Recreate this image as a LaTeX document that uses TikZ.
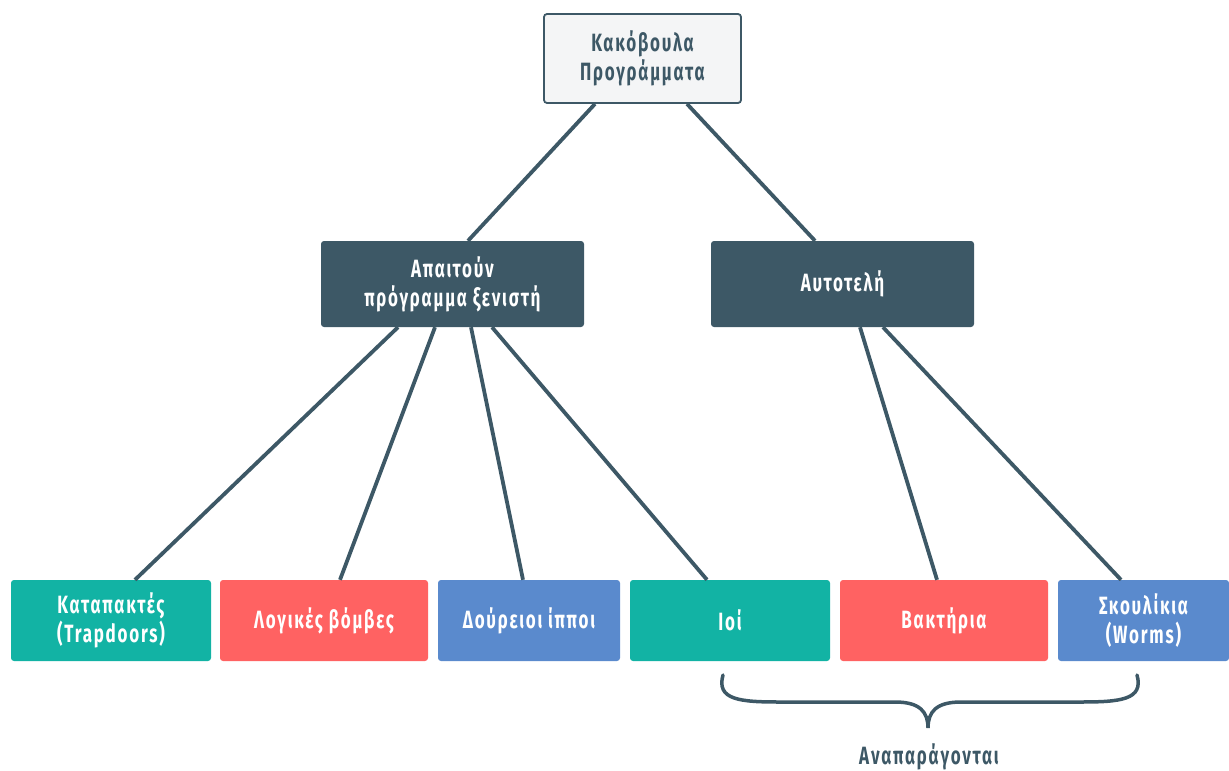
\documentclass[tikz,border=0pt]{standalone}
\usepackage{fontspec}
\setmainfont{Fira Sans}[FakeStretch=0.68,LetterSpace=7]
\definecolor{dark}{HTML}{3D5866}
\definecolor{teal2}{HTML}{12B3A4}
\definecolor{red2}{HTML}{FF6262}
\definecolor{blue2}{HTML}{5A8ACD}
\definecolor{light}{HTML}{F4F5F6}
\begin{document}
\begin{tikzpicture}[x=1pt,y=-1pt,
  box/.style={rounded corners=3pt,align=center,inner sep=0pt,text=white,
    font=\bfseries\fontsize{25}{29}\selectfont},
  link/.style={draw=dark,line width=3.8pt}]
\useasboundingbox (0,0) rectangle (1229,771);
\node[box,draw=dark,line width=1.8pt,fill=light,text=dark,minimum width=197,minimum height=89] (top) at (642.5,58.5) {Κακόβουλα\\Προγράμματα};
\node[box,fill=dark,minimum width=263,minimum height=86] (host) at (452.5,284) {Απαιτούν\\πρόγραμμα ξενιστή};
\node[box,fill=dark,minimum width=263,minimum height=86] (self) at (842.5,284) {Αυτοτελή};
\node[box,fill=teal2,minimum width=200,minimum height=81] (trap) at (111,620.5) {Καταπακτές\\(Trapdoors)};
\node[box,fill=red2,minimum width=208,minimum height=81] (logic) at (324,620.5) {Λογικές βόμβες};
\node[box,fill=blue2,minimum width=182,minimum height=81] (troj) at (529,620.5) {Δούρειοι ίπποι};
\node[box,fill=teal2,minimum width=200,minimum height=81] (virus) at (730,620.5) {Ιοί};
\node[box,fill=red2,minimum width=208,minimum height=81] (bact) at (944,620.5) {Βακτήρια};
\node[box,fill=blue2,minimum width=171,minimum height=81] (worm) at (1143.5,620.5) {Σκουλίκια\\(Worms)};
\node[text=dark,font=\bfseries\fontsize{25}{29}\selectfont] (rep) at (929,757) {Αναπαράγονται};
\path[link] ([xshift=-47.5]top.south) -- ([xshift=15.5]host.north);
\path[link] ([xshift=44.5]top.south) -- ([xshift=-27.5]self.north);
\path[link] ([xshift=-54.5]host.south) -- ([xshift=24]trap.north);
\path[link] ([xshift=-17.5]host.south) -- ([xshift=16]logic.north);
\path[link] ([xshift=18.5]host.south) -- ([xshift=-6]troj.north);
\path[link] ([xshift=39.5]host.south) -- ([xshift=-23]virus.north);
\path[link] ([xshift=17.5]self.south) -- ([xshift=-7]bact.north);
\path[link] ([xshift=40.5]self.south) -- ([xshift=-22.5]worm.north);
\draw[dark,line width=3.5pt,line cap=round]
 (723,675) .. controls (716,700) and (740,702) .. (780,702) -- (895,702)
 .. controls (920,702) and (928,712) .. (928,728)
 .. controls (928,712) and (936,702) .. (961,702) -- (1080,702)
 .. controls (1120,702) and (1144,700) .. (1137,675);
\end{tikzpicture}
\end{document}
_ _ _ _
> [THE PROBLEM] Ignore the images and quote every line of the listing exactly.

> [SOLUTION BELOW]
Recreate this image as a LaTeX document that uses TikZ.
\documentclass[tikz,border=0pt]{standalone}
\usepackage{fontspec}
\setmainfont{Fira Sans}[FakeStretch=0.68,LetterSpace=7]
\definecolor{dark}{HTML}{3D5866}
\definecolor{teal2}{HTML}{12B3A4}
\definecolor{red2}{HTML}{FF6262}
\definecolor{blue2}{HTML}{5A8ACD}
\definecolor{light}{HTML}{F4F5F6}
\begin{document}
\begin{tikzpicture}[x=1pt,y=-1pt,
  box/.style={rounded corners=3pt,align=center,inner sep=0pt,text=white,
    font=\bfseries\fontsize{25}{29}\selectfont},
  link/.style={draw=dark,line width=3.8pt}]
\useasboundingbox (0,0) rectangle (1229,771);
\node[box,draw=dark,line width=1.8pt,fill=light,text=dark,minimum width=197,minimum height=89] (top) at (642.5,58.5) {Κακόβουλα\\Προγράμματα};
\node[box,fill=dark,minimum width=263,minimum height=86] (host) at (452.5,284) {Απαιτούν\\πρόγραμμα ξενιστή};
\node[box,fill=dark,minimum width=263,minimum height=86] (self) at (842.5,284) {Αυτοτελή};
\node[box,fill=teal2,minimum width=200,minimum height=81] (trap) at (111,620.5) {Καταπακτές\\(Trapdoors)};
\node[box,fill=red2,minimum width=208,minimum height=81] (logic) at (324,620.5) {Λογικές βόμβες};
\node[box,fill=blue2,minimum width=182,minimum height=81] (troj) at (529,620.5) {Δούρειοι ίπποι};
\node[box,fill=teal2,minimum width=200,minimum height=81] (virus) at (730,620.5) {Ιοί};
\node[box,fill=red2,minimum width=208,minimum height=81] (bact) at (944,620.5) {Βακτήρια};
\node[box,fill=blue2,minimum width=171,minimum height=81] (worm) at (1143.5,620.5) {Σκουλίκια\\(Worms)};
\node[text=dark,font=\bfseries\fontsize{25}{29}\selectfont] (rep) at (929,757) {Αναπαράγονται};
\path[link] ([xshift=-47.5]top.south) -- ([xshift=15.5]host.north);
\path[link] ([xshift=44.5]top.south) -- ([xshift=-27.5]self.north);
\path[link] ([xshift=-54.5]host.south) -- ([xshift=24]trap.north);
\path[link] ([xshift=-17.5]host.south) -- ([xshift=16]logic.north);
\path[link] ([xshift=18.5]host.south) -- ([xshift=-6]troj.north);
\path[link] ([xshift=39.5]host.south) -- ([xshift=-23]virus.north);
\path[link] ([xshift=17.5]self.south) -- ([xshift=-7]bact.north);
\path[link] ([xshift=40.5]self.south) -- ([xshift=-22.5]worm.north);
\draw[dark,line width=3.5pt,line cap=round]
 (723,675) .. controls (716,700) and (740,702) .. (780,702) -- (895,702)
 .. controls (920,702) and (928,712) .. (928,728)
 .. controls (928,712) and (936,702) .. (961,702) -- (1080,702)
 .. controls (1120,702) and (1144,700) .. (1137,675);
\end{tikzpicture}
\end{document}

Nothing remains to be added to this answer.